• Stated task: Pull out the lines from the line containing "Recreate this image" through the line containing "years = np.arange(1880, 1930)", both lines included, and copy them exactly.
• • • • • • •
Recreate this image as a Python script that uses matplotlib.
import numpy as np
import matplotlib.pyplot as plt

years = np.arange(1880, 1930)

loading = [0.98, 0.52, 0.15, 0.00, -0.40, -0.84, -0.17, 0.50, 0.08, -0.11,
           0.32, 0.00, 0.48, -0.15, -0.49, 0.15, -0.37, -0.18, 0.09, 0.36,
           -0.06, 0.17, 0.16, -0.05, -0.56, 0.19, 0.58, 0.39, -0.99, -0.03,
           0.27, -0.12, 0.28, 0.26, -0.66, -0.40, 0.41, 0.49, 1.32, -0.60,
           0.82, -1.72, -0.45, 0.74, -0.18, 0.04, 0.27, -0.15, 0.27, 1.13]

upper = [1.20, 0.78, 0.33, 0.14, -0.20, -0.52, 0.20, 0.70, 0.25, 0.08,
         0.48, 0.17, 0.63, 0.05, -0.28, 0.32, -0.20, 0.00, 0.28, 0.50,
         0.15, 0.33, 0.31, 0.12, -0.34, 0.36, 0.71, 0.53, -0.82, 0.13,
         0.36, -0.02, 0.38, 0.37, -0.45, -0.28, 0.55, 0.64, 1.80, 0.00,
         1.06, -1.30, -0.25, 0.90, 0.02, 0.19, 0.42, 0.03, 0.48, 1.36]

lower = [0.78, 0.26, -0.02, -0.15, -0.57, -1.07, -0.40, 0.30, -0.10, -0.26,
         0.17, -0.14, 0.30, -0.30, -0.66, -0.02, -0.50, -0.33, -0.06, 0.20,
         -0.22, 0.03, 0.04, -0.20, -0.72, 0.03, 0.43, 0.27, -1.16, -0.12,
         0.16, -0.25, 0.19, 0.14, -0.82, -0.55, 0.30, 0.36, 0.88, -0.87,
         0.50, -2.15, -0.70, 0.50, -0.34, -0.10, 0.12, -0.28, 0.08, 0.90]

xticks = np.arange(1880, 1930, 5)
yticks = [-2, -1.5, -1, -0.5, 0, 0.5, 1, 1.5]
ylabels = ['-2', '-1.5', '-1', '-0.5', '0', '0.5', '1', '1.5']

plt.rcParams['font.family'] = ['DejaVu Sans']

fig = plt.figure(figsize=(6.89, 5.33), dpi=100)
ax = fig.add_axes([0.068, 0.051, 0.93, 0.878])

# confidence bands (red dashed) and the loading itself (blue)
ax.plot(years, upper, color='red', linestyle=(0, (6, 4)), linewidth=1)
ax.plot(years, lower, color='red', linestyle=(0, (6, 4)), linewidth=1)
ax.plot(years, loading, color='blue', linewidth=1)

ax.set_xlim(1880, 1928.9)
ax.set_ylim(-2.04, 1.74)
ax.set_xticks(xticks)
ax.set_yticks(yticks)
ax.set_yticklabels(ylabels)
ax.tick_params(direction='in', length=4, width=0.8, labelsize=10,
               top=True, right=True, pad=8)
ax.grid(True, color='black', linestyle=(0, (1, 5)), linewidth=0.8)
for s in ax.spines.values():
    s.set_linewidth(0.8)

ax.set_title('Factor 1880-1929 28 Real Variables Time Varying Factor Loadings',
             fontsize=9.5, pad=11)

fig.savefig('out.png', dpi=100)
• • • • • • •
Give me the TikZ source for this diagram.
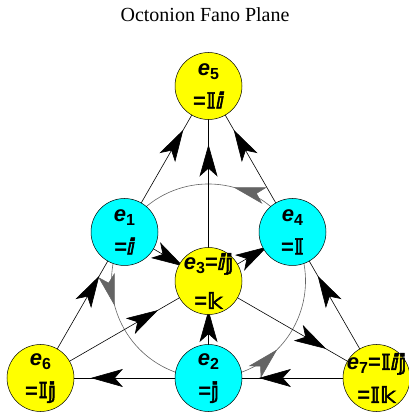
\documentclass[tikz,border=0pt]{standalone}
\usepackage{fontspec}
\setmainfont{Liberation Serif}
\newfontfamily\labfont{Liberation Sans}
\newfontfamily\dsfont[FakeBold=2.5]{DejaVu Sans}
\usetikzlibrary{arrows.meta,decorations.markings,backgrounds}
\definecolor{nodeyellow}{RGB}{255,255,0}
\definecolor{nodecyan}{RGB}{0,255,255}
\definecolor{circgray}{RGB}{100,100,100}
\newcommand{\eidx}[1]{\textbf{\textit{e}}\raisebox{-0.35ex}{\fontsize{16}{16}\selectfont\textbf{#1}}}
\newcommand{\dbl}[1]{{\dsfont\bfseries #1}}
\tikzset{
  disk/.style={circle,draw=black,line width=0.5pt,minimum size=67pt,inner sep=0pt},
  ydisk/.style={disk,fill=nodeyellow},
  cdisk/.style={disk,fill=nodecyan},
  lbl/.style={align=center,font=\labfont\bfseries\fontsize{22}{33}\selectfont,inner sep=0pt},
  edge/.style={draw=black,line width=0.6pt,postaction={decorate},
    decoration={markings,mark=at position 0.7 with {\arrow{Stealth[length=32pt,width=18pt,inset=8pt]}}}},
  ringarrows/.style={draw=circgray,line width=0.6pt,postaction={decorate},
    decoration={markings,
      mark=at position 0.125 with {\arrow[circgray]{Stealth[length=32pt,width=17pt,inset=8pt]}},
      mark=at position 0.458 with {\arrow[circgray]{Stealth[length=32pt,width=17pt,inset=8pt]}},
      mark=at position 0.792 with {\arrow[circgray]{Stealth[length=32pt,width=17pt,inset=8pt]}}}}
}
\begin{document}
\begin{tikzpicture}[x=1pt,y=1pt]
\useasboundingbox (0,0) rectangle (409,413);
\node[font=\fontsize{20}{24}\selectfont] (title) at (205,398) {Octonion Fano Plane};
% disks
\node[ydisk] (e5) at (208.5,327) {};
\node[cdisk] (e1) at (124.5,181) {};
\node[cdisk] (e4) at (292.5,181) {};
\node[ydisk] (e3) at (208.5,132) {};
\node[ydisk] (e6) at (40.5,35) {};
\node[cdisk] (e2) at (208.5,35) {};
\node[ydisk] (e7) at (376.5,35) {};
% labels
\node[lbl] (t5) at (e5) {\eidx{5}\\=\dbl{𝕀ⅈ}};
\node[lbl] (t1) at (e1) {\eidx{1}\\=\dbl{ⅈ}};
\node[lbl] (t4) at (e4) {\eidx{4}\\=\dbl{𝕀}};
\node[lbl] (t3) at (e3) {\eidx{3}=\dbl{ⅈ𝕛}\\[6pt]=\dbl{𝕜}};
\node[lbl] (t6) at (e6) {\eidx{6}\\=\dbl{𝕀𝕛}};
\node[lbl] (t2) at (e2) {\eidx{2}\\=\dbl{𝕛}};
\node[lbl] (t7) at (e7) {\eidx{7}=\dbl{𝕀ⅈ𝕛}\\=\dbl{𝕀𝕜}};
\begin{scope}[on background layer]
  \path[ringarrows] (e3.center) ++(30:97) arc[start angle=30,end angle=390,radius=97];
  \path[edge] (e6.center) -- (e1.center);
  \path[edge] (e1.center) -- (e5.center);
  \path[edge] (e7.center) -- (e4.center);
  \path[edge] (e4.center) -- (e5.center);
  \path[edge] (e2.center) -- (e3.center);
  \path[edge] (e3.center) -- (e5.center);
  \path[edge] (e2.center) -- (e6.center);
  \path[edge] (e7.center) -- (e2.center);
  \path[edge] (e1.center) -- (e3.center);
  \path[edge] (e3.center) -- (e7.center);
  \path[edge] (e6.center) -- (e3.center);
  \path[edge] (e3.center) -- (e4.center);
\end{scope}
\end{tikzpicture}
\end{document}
• • • • • • •
• Full response:
Recreate this image as a Python script that uses matplotlib.
import numpy as np
import matplotlib.pyplot as plt

years = np.arange(1880, 1930)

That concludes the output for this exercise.